Gamma Eridani has been defined as a standard star for the spectral class M0III-IIIb. It is a red giant on the asymptotic giant branch, fusing hydrogen and helium in separate shells outside its core. Observations published in 1960 showed it to vary in brightness by a few hundredths of a magnitude. In 1977, it was officially listed as a variable star in the General Catalogue of Variable Stars although the class of variable is uncertain.

The Gaia EDR3 data identified a comoving 0.1 solar mass companion star of Gamma Eridani, at a projected separation of 1000 AU. It is likely that there is an additional red dwarf companion that at a distance within 50 AU, too close to resolve from the primary.

== Nomenclature ==
Gamma Eridani is the star's Bayer designation. It has the traditional name Zaurak, alternatively spelled Zaurac, which is one of the Arabic words for 'boat'. In 2016, the International Astronomical Union organized a Working Group on Star Names (WGSN) to catalog and standardize proper names for stars. The WGSN's first bulletin of July 2016 included a table of the first two batches of names approved by the WGSN; which included Zaurak for this star.

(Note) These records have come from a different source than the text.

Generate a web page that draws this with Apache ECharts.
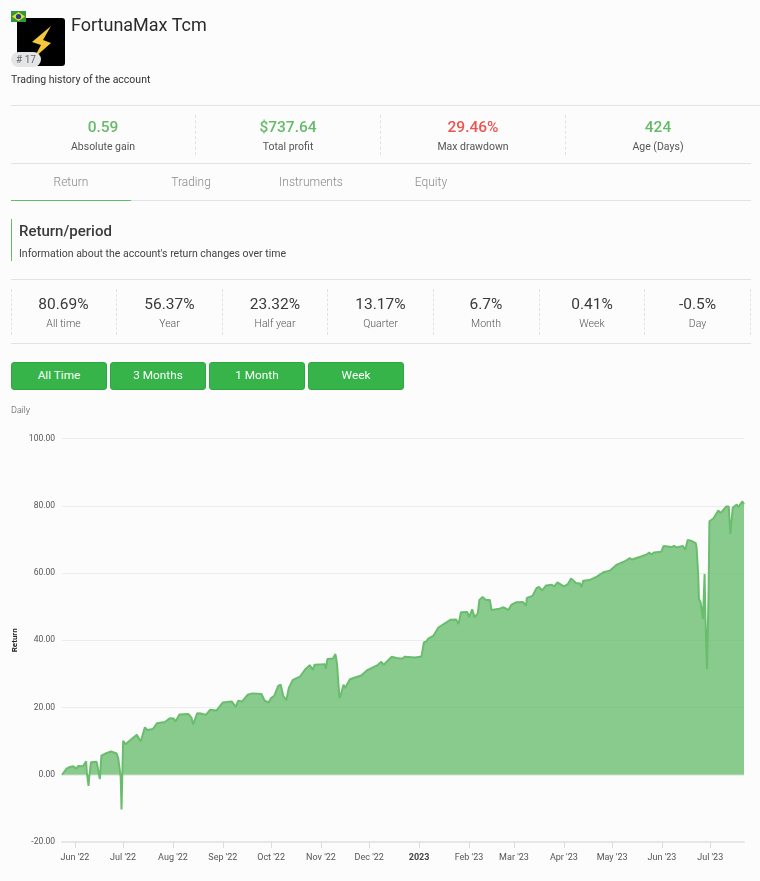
<!DOCTYPE html>
<html><head><meta charset="utf-8">
<script src="https://cdn.jsdelivr.net/npm/echarts@6/dist/echarts.min.js"></script>
<style>
html,body{margin:0;padding:0;background:#fcfcfc;font-family:Roboto,sans-serif;overflow:hidden}
#page{position:relative;width:760px;height:881px;overflow:hidden}
#chart{position:absolute;left:0;top:0;width:760px;height:881px}
.a{position:absolute;white-space:nowrap}
.c{transform:translate(-50%,-50%)}
.l{transform:translateY(-50%)}
.h{position:absolute;left:11px;width:740px;height:1px;background:#e2e3e3}
.d{position:absolute;width:0;border-left:1px dashed #e2e2e2}
.sv{font-size:15.5px;font-weight:500;color:#66bb6a}
.sl{font-size:10.5px;color:#555}
.rv{font-size:15.5px;font-weight:400;color:#3a3a3a}
.rl{font-size:10.5px;font-weight:300;color:#555}
.t{font-size:12px;font-weight:300;color:#8a8a8a}
.b{position:absolute;top:362px;width:96px;height:28px;line-height:25px;box-sizing:border-box;border:1px solid #2fa844;background:#36b44a;border-radius:3px;color:#fff;font-size:11.8px;text-align:center}
</style></head><body>
<div id="page">
<div id="chart"></div>
<svg class="a" style="left:17px;top:18px" width="48" height="48"><rect width="48" height="48" rx="3" fill="#000"/><path d="M34 8 L15 24 L24 27 L17 40 L34 25 L26 22 Z" fill="#f5c83a"/></svg>
<svg class="a" style="left:11px;top:11px" width="15" height="11"><rect width="15" height="11" fill="#2f9a3c"/><path d="M7.5 1 L14 5.5 L7.5 10 L1 5.5Z" fill="#f4d92e"/><circle cx="7.5" cy="5.5" r="2.6" fill="#1f3f8f"/></svg>
<div class="a" style="left:11px;top:52px;width:30px;height:15px;line-height:15px;border-radius:8px;background:#e3e5e7;color:#666;font-size:10px;text-align:center"># 17</div>
<div class="a l" style="left:71px;top:24px;font-size:18px;color:#2b2b2b">FortunaMax Tcm</div>
<div class="a l" style="left:11px;top:79px;font-size:10.5px;color:#333">Trading history of the account</div>
<div class="h" style="top:105px;width:749px"></div>
<div class="d" style="left:195px;top:115px;height:40px"></div><div class="d" style="left:380px;top:115px;height:40px"></div><div class="d" style="left:565px;top:115px;height:40px"></div>
<div class="a c sv" style="left:103px;top:127px">0.59</div><div class="a c sl" style="left:103px;top:146px">Absolute gain</div>
<div class="a c sv" style="left:288px;top:127px">$737.64</div><div class="a c sl" style="left:288px;top:146px">Total profit</div>
<div class="a c sv" style="left:473px;top:127px;color:#ef5350">29.46%</div><div class="a c sl" style="left:473px;top:146px">Max drawdown</div>
<div class="a c sv" style="left:658px;top:127px">424</div><div class="a c sl" style="left:658px;top:146px">Age (Days)</div>
<div class="h" style="top:163px"></div>
<div class="a c t" style="left:71px;top:182px">Return</div><div class="a c t" style="left:191px;top:182px">Trading</div><div class="a c t" style="left:311px;top:182px">Instruments</div><div class="a c t" style="left:431px;top:182px">Equity</div>
<div class="h" style="top:200px"></div><div class="a" style="left:11px;top:200px;width:120px;height:1px;background:#66bb6a"></div>
<div class="a" style="left:11px;top:219px;width:1px;height:42px;background:#66bb6a"></div>
<div class="a l" style="left:19px;top:231px;font-size:15px;font-weight:500;color:#3a3a3a">Return/period</div>
<div class="a l" style="left:19px;top:253px;font-size:10.5px;color:#444">Information about the account's return changes over time</div>
<div class="h" style="top:279px"></div>
<div class="d" style="left:11px;top:289px;height:46px"></div><div class="d" style="left:116px;top:289px;height:46px"></div><div class="d" style="left:222px;top:289px;height:46px"></div><div class="d" style="left:327px;top:289px;height:46px"></div><div class="d" style="left:433px;top:289px;height:46px"></div><div class="d" style="left:539px;top:289px;height:46px"></div><div class="d" style="left:644px;top:289px;height:46px"></div><div class="d" style="left:750px;top:289px;height:46px"></div>
<div class="a c rv" style="left:63.5px;top:304px">80.69%</div><div class="a c rl" style="left:63.5px;top:323px">All time</div>
<div class="a c rv" style="left:169.5px;top:304px">56.37%</div><div class="a c rl" style="left:169.5px;top:323px">Year</div>
<div class="a c rv" style="left:275px;top:304px">23.32%</div><div class="a c rl" style="left:275px;top:323px">Half year</div>
<div class="a c rv" style="left:380.5px;top:304px">13.17%</div><div class="a c rl" style="left:380.5px;top:323px">Quarter</div>
<div class="a c rv" style="left:486px;top:304px">6.7%</div><div class="a c rl" style="left:486px;top:323px">Month</div>
<div class="a c rv" style="left:592px;top:304px">0.41%</div><div class="a c rl" style="left:592px;top:323px">Week</div>
<div class="a c rv" style="left:697.5px;top:304px">-0.5%</div><div class="a c rl" style="left:697.5px;top:323px">Day</div>
<div class="h" style="top:343px"></div>
<div class="b" style="left:11px">All Time</div><div class="b" style="left:110px">3 Months</div><div class="b" style="left:209px">1 Month</div><div class="b" style="left:308px">Week</div>
<div class="a l" style="left:11px;top:410px;font-size:9px;font-weight:300;color:#555">Daily</div>
</div>
<script>
const dayOffsets = [0,1,3,5,7,8,9,10,13,14,15,15.5,16.5,17,18,21.5,22,23.5,24.5,27.5,30.5,34,35,36.5,37,38,39.5,42,46.5,49,51.5,53,56.5,59,64,67,69.5,70.5,73,78.5,80.5,81.5,82.5,84,86.5,87.5,89.5,92,96,100,105.5,108,109.5,112,115.5,118.5,124,126,128.5,130,132,134.5,136,137.5,139.5,141,143.5,148,151,154,156,157,163.5,164,165,168.5,170,171,172.5,173.5,175,176,179,186,189.5,196.5,198.5,200,205,208,211.5,213,219.5,223.5,225,226.5,227.5,231,234,239,241.5,245,246.5,248,252,253,255,256.5,258.5,259.5,261.5,263.5,266,267,272,274.5,277.5,279.5,282.5,286.5,288.5,289,292.5,295,296.5,298.5,301,304.5,306,308,312,314.5,316.5,319.5,322,323,324,328,332.5,336.5,340.5,345,350,353,354.5,360,363.5,365,366.5,368,372.5,374,379,380.5,382,386,387.5,389,391,394,394.5,395.5,396,397,398.5,399.5,400,401,402,402.5,405,408,409.5,413,414.5,415.5,417,419.5,420.5,423,424];
const returns = [0,0,1.9,2.3,2.5,2.7,1.8,2.6,2.5,2.9,4,0.3,-3.3,-0.3,3.7,3.9,2.7,-1.3,5.7,6.4,6.9,6.3,4.8,-0.8,-10.3,10.1,9.1,10.1,11.9,9.9,14.1,13.3,13.6,15.3,15.7,16.8,16.7,15.8,17.9,18.1,17,14.9,15.3,18.3,18.2,18.5,17.8,19.3,19.1,21.5,21.8,20.2,22,21.8,23.8,24.2,24,22,21.5,22.8,23.5,26.5,26.8,23.5,22.2,25.8,28.2,29.2,31.2,32.6,31.2,32.7,32.9,31.4,34.4,34.6,35.9,32.9,22.8,24,26.8,25.8,28.4,29.5,31,32.7,33.6,32.7,35.1,34.7,34.5,35.1,34.9,35.2,39.4,39.6,40.4,41.4,43.8,45.3,46.1,46.2,44.8,48.3,48.4,46.8,49.2,46.8,48,52,52.9,52,52,49,49.4,49.8,49,50.6,51.3,51.4,50.3,52.6,53.2,55.5,55.9,54.8,56.3,56.5,56,57.2,56,56.7,58.4,57,56.9,55.8,57.7,57.9,58.9,60.2,60.7,62.5,63.5,64.4,64,64.9,65.5,66.1,65.5,66.1,66.3,68,67.7,68.1,67.6,68,66.9,69.8,69.6,68.9,67.7,59.7,52.3,51.3,46.3,59.7,46.9,31.4,54.8,75.4,76.2,78.6,77.8,79.8,79.8,71.6,79.4,80.4,79.6,81.3,80.4];
const tickDates = ['2022-06-01','2022-07-01','2022-08-01','2022-09-01','2022-10-01','2022-11-01','2022-12-01','2023-01-01','2023-02-01','2023-03-01','2023-04-01','2023-05-01','2023-06-01','2023-07-01'];
const tickLabels = ["Jun '22","Jul '22","Aug '22","Sep '22","Oct '22","Nov '22","Dec '22","2023","Feb '23","Mar '23","Apr '23","May '23","Jun '23","Jul '23"];
const yTicks = {min:-20,max:100,interval:20};

const DAY = 86400000;
const t0 = Date.UTC(2022,4,24);
const toTime = s => { const p = s.split('-').map(Number); return Date.UTC(p[0],p[1]-1,p[2]); };
const tickTimes = tickDates.map(toTime);
const points = dayOffsets.map((d,i)=>[t0+d*DAY, returns[i]]);

const chart = echarts.init(document.getElementById('chart'), null, {renderer:'canvas'});
chart.setOption({
  animation:false,
  backgroundColor:'transparent',
  grid:{left:62,right:16,top:438.5,bottom:39,containLabel:false},
  xAxis:{
    type:'value',
    min:t0,
    max:t0+424*DAY,
    axisLine:{onZero:false,lineStyle:{color:'#e6e6e6',width:2}},
    axisTick:{show:true,customValues:tickTimes,length:6,lineStyle:{color:'#dcdcdc'}},
    splitLine:{show:false},
    axisLabel:{
      customValues:tickTimes,
      hideOverlap:false,
      margin:11,
      fontFamily:'Roboto',
      fontSize:9,
      color:'#555',
      formatter:function(v){
        const l = tickLabels[tickTimes.indexOf(v)] || '';
        return l === '2023' ? '{b|2023}' : l;
      },
      rich:{b:{fontWeight:'bold',fontSize:9,fontFamily:'Roboto',color:'#444'}}
    }
  },
  yAxis:{
    type:'value',
    min:yTicks.min,max:yTicks.max,interval:yTicks.interval,
    name:'Return',
    nameLocation:'middle',
    nameGap:43,
    nameMoveOverlap:false,
    nameTextStyle:{fontSize:8,fontFamily:'Roboto',fontWeight:'bold',color:'#222'},
    axisLine:{show:false},
    axisTick:{show:false},
    splitLine:{lineStyle:{color:'#ececec',width:1}},
    axisLabel:{margin:7,fontFamily:'Roboto',fontSize:8.5,color:'#555',formatter:v=>v.toFixed(2)}
  },
  series:[{
    type:'line',
    data:points,
    showSymbol:false,
    symbol:'none',
    smooth:false,
    lineStyle:{color:'#6abd6e',width:2},
    itemStyle:{color:'#6abd6e'},
    areaStyle:{color:'#66bb6a',opacity:0.77}
  }]
});
</script>
</body></html>
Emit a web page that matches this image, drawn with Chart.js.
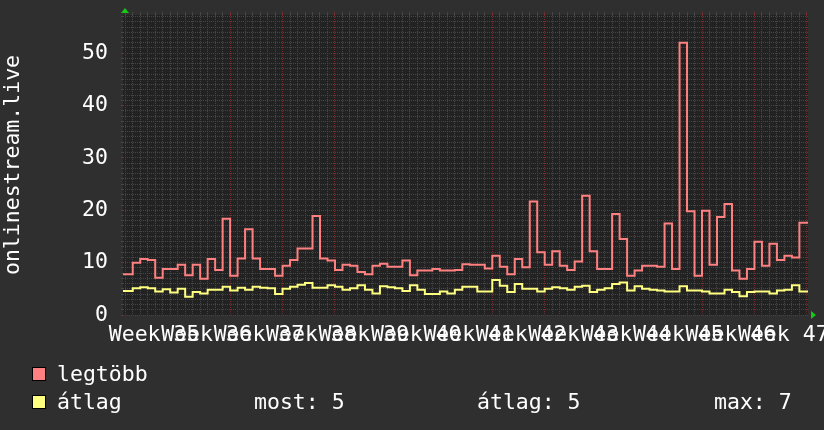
<!DOCTYPE html>
<html><head><meta charset="utf-8">
<script src="https://cdn.jsdelivr.net/npm/chart.js@4.4.0/dist/chart.umd.min.js"></script>
<style>html,body{margin:0;padding:0;background:#2f2f2f;}canvas{display:block}</style>
</head><body>
<canvas id="c" width="824" height="430"></canvas>
<script>
// ---- data (index 0 = partial day before the first full day) ----
const weekLabels = ['Week 35','Week 36','Week 37','Week 38','Week 39','Week 40','Week 41','Week 42','Week 43','Week 44','Week 45','Week 46','Week 47'];
const yTickLabels = ['0','10','20','30','40','50'];
const legtobb = [7.8,
  7.8,10.0,10.7,10.5,7.1,8.8,8.8,9.6,7.6,9.6,
  6.9,10.7,8.6,18.4,7.5,10.8,16.4,10.8,8.8,8.8,
  7.5,9.4,10.5,12.7,12.7,18.9,10.8,10.4,8.6,9.6,
  9.4,8.2,7.8,9.4,9.8,9.2,9.2,10.4,7.6,8.5,
  8.5,8.8,8.5,8.5,8.6,9.7,9.6,9.6,8.9,11.3,
  9.2,7.8,10.7,9.1,21.7,12.0,9.6,12.2,9.4,8.6,
  10.2,22.8,12.2,8.8,8.8,19.3,14.5,7.5,8.5,9.4,
  9.4,9.2,17.5,8.8,52.0,19.8,7.5,19.9,9.6,18.7,
  21.2,8.5,6.9,8.8,14.0,9.4,13.6,10.5,11.3,11.0,
  17.6];
const atlag = [4.6,
  4.6,5.1,5.3,5.1,4.5,4.9,4.3,5.0,3.5,4.4,
  4.1,4.8,4.8,5.4,4.7,5.2,4.8,5.4,5.2,5.1,
  4.0,5.0,5.4,5.8,6.1,5.2,5.2,5.7,5.4,4.8,
  5.1,5.7,4.8,4.1,5.5,5.3,5.1,4.6,5.7,4.8,
  4.0,4.0,4.5,4.1,4.8,5.4,5.4,4.5,4.5,6.7,
  5.6,4.4,5.9,5.0,5.0,4.5,5.0,5.3,5.1,4.8,
  5.4,5.6,4.4,4.8,5.1,5.9,6.2,4.7,5.5,5.0,
  4.8,4.7,4.5,4.5,5.5,4.7,4.7,4.5,4.1,4.1,
  4.8,4.4,3.6,4.4,4.5,4.5,4.1,4.7,4.8,5.7,
  4.5];
const seriesNames = ['legtöbb','átlag'];
const statNow = 'most: 5';
const statAvg = 'átlag: 5';
const statMax = 'max: 7';
const yAxisTitle = 'onlinestream.live';

// ---- styling ----
const FONT = 'DejaVu Sans Mono';
const FS = 21.5;
const RED = '#ff8080', YEL = '#ffff80';
const MINOR = '#464646', MAJOR = '#743030';
const X_MIN = -0.3, X_MAX = 91.15, Y_MAX = 57.3;

function toPoints(arr){
  const pts = arr.map((v,i)=>({x:i-1, y:v}));
  pts.push({x:arr.length, y:arr[arr.length-1]});
  return pts;
}
const dayTicks = []; for(let d=0; d<=91; d++) dayTicks.push(d);
const unitTicks = []; for(let v=0; v<=57; v++) unitTicks.push(v);

const decor = {
  id:'decor',
  beforeDraw(chart){
    const {ctx, chartArea:a} = chart;
    ctx.save();
    ctx.fillStyle = '#2f2f2f'; ctx.fillRect(0,0,chart.width,chart.height);
    ctx.fillStyle = '#222222'; ctx.fillRect(a.left,a.top,a.right-a.left,a.bottom-a.top);
    ctx.restore();
  },
  afterDraw(chart){
    const {ctx, chartArea:a} = chart;
    ctx.save();
    // arrows
    ctx.fillStyle = '#18c818';
    ctx.beginPath(); ctx.moveTo(a.left-2, a.top-2); ctx.lineTo(a.left+6, a.top-2); ctx.lineTo(a.left+2, a.top-7); ctx.closePath(); ctx.fill();
    ctx.beginPath(); ctx.moveTo(a.right+3, a.bottom-4); ctx.lineTo(a.right+3, a.bottom+4); ctx.lineTo(a.right+8, a.bottom); ctx.closePath(); ctx.fill();
    // y title
    ctx.fillStyle = '#ffffff';
    ctx.font = FS + 'px "' + FONT + '"';
    ctx.textAlign = 'center'; ctx.textBaseline = 'middle';
    ctx.translate(13, 165); ctx.rotate(-Math.PI/2);
    ctx.fillText(yAxisTitle, 0, 0);
    ctx.setTransform(1,0,0,1,0,0);
    // legend
    ctx.font = FS + 'px "' + FONT + '"';
    ctx.textAlign = 'left'; ctx.textBaseline = 'alphabetic';
    const rows = [[RED, seriesNames[0], 367], [YEL, seriesNames[1], 395]];
    rows.forEach(([col, name, y])=>{
      ctx.fillStyle = col; ctx.fillRect(32, y, 14, 14);
      ctx.strokeStyle = '#000'; ctx.lineWidth = 1; ctx.strokeRect(32.5, y+0.5, 13, 13);
      ctx.fillStyle = '#fff'; ctx.fillText(name, 57, y+14);
    });
    ctx.fillText(statNow, 254, 409);
    ctx.fillText(statAvg, 477, 409);
    ctx.fillText(statMax, 714, 409);
    ctx.restore();
  }
};

new Chart(document.getElementById('c'), {
  type:'line',
  data:{ datasets:[
    {label:seriesNames[0], data:toPoints(legtobb), borderColor:RED, borderWidth:2, pointRadius:0, stepped:true, xAxisID:'x', yAxisID:'y'},
    {label:seriesNames[1], data:toPoints(atlag), borderColor:YEL, borderWidth:2, pointRadius:0, stepped:true, xAxisID:'x', yAxisID:'y'}
  ]},
  options:{
    responsive:false, animation:false, devicePixelRatio:1,
    layout:{padding:{left:0, top:12, right:16, bottom:85}},
    plugins:{legend:{display:false}, tooltip:{enabled:false}},
    scales:{
      x:{ type:'linear', position:'top', min:X_MIN, max:X_MAX,
        afterBuildTicks:s=>{ s.ticks = dayTicks.map(v=>({value:v})); },
        ticks:{display:false},
        grid:{ color:c=>(c.tick && c.tick.value%7===0) ? MAJOR : MINOR, drawTicks:true, tickLength:3, tickBorderDash:[] },
        border:{display:false, dash:[1,1]},
        afterFit:s=>{ s.height = 3; s.paddingLeft = 0; s.paddingRight = 0; } },
      xl:{ type:'linear', position:'bottom', min:X_MIN, max:X_MAX,
        afterBuildTicks:s=>{ s.ticks = weekLabels.map((_,j)=>({value:3.85+7*j})); },
        ticks:{ autoSkip:false, maxRotation:0, minRotation:0, color:'#ffffff', font:{family:FONT, size:FS}, padding:0,
                callback:(v,i)=>weekLabels[i] },
        grid:{display:false}, border:{display:false},
        afterFit:s=>{ s.height = 30; s.paddingLeft = 0; s.paddingRight = 0; } },
      y:{ type:'linear', position:'left', min:0, max:Y_MAX,
        afterBuildTicks:s=>{ s.ticks = unitTicks.map(v=>({value:v})); },
        ticks:{ autoSkip:false, color:'#ffffff', font:{family:FONT, size:FS}, padding:13,
                callback:v=> v%10===0 ? yTickLabels[v/10] : '' },
        grid:{ color:c=>(c.tick && c.tick.value%10===0) ? MAJOR : MINOR, drawTicks:true, tickLength:2, tickBorderDash:[] },
        border:{display:false, dash:[1,1]},
        afterFit:s=>{ s.width = 123; s.paddingTop = 0; s.paddingBottom = 0; } }
    }
  },
  plugins:[decor]
});
</script>
</body></html>
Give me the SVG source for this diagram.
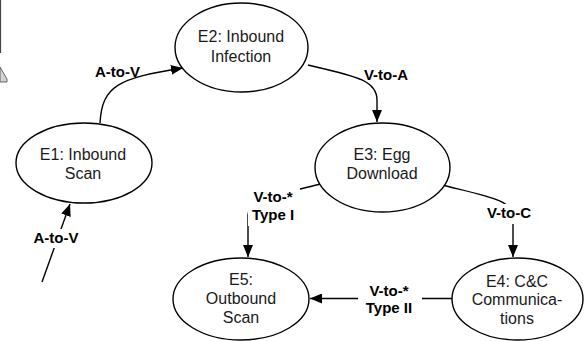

In Chinese, 天苑 (Tiān Yuàn), meaning Celestial Meadows, refers to an asterism consisting of γ Eridani, δ Eridani, π Eridani, ε Eridani, ζ Eridani, η Eridani, π Ceti, τ^{1} Eridani, τ^{2} Eridani, τ^{3} Eridani, τ^{4} Eridani, τ^{5} Eridani, τ^{6} Eridani, τ^{7} Eridani, τ^{8} Eridani and τ^{9} Eridani. Consequently, the Chinese name for γ Eridani itself is 天苑一 (Tiān Yuàn yī, the First [Star] of Celestial Meadows.)

USS Zaurak (AK-117) was a United States Navy Crater class cargo ship named after the star.